DATA SHOWN »
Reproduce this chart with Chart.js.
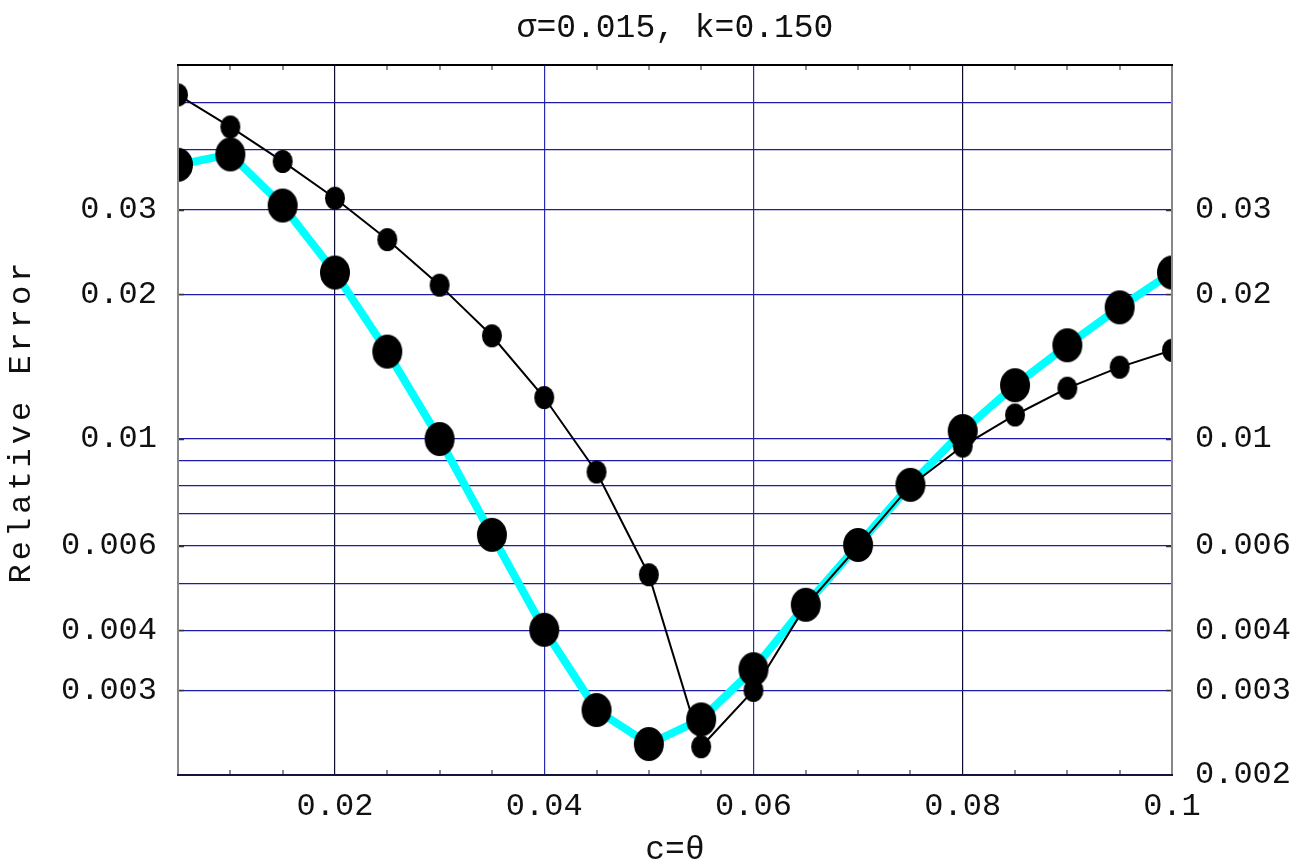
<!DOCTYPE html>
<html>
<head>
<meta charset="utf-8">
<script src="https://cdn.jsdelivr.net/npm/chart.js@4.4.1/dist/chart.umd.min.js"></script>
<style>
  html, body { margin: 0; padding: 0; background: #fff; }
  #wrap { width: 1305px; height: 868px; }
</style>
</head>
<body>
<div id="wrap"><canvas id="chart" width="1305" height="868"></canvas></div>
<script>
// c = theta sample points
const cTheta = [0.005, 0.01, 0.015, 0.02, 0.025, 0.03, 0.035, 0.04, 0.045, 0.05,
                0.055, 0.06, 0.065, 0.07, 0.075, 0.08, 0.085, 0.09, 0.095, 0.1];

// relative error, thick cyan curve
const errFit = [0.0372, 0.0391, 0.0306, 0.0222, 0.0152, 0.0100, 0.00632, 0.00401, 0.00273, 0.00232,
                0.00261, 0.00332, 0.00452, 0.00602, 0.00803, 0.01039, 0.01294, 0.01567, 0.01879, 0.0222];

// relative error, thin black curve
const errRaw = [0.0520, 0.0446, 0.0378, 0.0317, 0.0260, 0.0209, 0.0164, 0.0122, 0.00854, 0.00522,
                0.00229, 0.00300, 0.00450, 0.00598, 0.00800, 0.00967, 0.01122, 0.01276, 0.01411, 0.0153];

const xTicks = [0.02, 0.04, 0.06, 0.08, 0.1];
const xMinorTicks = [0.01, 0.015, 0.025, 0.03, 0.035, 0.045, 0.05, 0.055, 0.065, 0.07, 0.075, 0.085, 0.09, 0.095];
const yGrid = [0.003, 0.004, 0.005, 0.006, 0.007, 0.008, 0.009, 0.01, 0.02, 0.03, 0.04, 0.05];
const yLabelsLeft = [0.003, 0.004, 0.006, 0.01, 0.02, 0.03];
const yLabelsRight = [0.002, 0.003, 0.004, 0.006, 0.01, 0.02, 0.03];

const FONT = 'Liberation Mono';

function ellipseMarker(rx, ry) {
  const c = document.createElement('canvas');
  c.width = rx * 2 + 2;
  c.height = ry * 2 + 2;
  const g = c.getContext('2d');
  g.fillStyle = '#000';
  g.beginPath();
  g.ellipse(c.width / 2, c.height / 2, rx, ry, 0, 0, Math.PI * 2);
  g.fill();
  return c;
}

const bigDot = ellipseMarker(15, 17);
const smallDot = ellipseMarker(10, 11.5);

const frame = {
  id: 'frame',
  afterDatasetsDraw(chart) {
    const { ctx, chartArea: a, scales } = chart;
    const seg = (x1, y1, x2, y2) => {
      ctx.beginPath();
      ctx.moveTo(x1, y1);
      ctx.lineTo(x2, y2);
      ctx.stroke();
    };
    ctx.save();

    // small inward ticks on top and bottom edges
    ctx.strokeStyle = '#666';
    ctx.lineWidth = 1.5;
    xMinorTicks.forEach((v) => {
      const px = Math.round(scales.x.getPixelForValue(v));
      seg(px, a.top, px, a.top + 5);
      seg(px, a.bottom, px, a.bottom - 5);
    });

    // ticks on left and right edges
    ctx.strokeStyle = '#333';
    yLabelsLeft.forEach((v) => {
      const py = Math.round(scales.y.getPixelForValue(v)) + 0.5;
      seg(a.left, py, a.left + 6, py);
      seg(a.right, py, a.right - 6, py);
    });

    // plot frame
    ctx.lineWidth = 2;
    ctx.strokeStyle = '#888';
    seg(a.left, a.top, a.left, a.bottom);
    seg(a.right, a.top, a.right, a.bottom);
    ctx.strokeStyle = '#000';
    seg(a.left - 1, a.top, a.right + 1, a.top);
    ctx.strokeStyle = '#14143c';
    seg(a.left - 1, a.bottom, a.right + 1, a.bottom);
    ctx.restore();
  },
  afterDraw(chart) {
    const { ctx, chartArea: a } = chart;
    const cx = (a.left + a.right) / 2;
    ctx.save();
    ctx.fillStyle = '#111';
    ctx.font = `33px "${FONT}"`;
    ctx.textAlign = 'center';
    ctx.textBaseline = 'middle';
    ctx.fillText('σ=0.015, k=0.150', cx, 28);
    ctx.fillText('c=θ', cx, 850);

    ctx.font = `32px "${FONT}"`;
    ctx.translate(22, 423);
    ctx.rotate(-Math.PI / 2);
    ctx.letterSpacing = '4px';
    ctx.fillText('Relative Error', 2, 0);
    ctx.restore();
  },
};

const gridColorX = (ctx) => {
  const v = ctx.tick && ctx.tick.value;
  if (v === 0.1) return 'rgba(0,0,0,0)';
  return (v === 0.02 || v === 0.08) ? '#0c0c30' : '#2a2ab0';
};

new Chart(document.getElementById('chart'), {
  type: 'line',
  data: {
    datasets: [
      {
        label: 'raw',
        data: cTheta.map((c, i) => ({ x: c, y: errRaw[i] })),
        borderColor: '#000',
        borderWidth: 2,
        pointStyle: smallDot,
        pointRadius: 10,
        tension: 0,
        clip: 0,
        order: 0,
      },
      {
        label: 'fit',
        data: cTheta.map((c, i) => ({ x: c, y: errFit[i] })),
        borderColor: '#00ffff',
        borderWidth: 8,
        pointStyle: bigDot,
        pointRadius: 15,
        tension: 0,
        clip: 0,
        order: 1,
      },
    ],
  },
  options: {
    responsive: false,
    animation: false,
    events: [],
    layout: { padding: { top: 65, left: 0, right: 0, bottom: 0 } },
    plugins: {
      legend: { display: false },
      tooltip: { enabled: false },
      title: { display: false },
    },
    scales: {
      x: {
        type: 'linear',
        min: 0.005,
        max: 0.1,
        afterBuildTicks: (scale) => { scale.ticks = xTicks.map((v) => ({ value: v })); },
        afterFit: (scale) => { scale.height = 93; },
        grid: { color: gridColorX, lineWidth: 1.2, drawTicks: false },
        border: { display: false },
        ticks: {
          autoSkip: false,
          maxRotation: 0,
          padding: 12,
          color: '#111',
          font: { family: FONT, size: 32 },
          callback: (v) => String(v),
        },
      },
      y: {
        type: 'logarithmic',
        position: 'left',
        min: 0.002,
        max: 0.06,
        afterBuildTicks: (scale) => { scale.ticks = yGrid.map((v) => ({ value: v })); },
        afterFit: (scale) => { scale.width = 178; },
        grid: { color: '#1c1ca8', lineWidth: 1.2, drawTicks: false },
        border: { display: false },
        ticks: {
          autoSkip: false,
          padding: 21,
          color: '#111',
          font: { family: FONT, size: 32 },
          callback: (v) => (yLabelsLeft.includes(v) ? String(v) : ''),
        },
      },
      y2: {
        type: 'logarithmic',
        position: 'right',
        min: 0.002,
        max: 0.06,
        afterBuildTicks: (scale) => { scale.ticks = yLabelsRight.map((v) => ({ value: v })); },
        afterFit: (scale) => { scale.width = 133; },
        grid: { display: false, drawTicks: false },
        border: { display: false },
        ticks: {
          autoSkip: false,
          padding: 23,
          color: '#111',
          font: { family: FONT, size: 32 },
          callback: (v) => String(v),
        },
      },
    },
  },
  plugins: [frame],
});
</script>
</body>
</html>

AIM OF THE TASK »
Exactly reproduce the run of lines from the start of the listing through the line with "0.01567, 0.01879, 0.0222];", inclusive; pictures are not copied.

COMPLETE OUTPUT »
Reproduce this chart with Chart.js.
<!DOCTYPE html>
<html>
<head>
<meta charset="utf-8">
<script src="https://cdn.jsdelivr.net/npm/chart.js@4.4.1/dist/chart.umd.min.js"></script>
<style>
  html, body { margin: 0; padding: 0; background: #fff; }
  #wrap { width: 1305px; height: 868px; }
</style>
</head>
<body>
<div id="wrap"><canvas id="chart" width="1305" height="868"></canvas></div>
<script>
// c = theta sample points
const cTheta = [0.005, 0.01, 0.015, 0.02, 0.025, 0.03, 0.035, 0.04, 0.045, 0.05,
                0.055, 0.06, 0.065, 0.07, 0.075, 0.08, 0.085, 0.09, 0.095, 0.1];

// relative error, thick cyan curve
const errFit = [0.0372, 0.0391, 0.0306, 0.0222, 0.0152, 0.0100, 0.00632, 0.00401, 0.00273, 0.00232,
                0.00261, 0.00332, 0.00452, 0.00602, 0.00803, 0.01039, 0.01294, 0.01567, 0.01879, 0.0222];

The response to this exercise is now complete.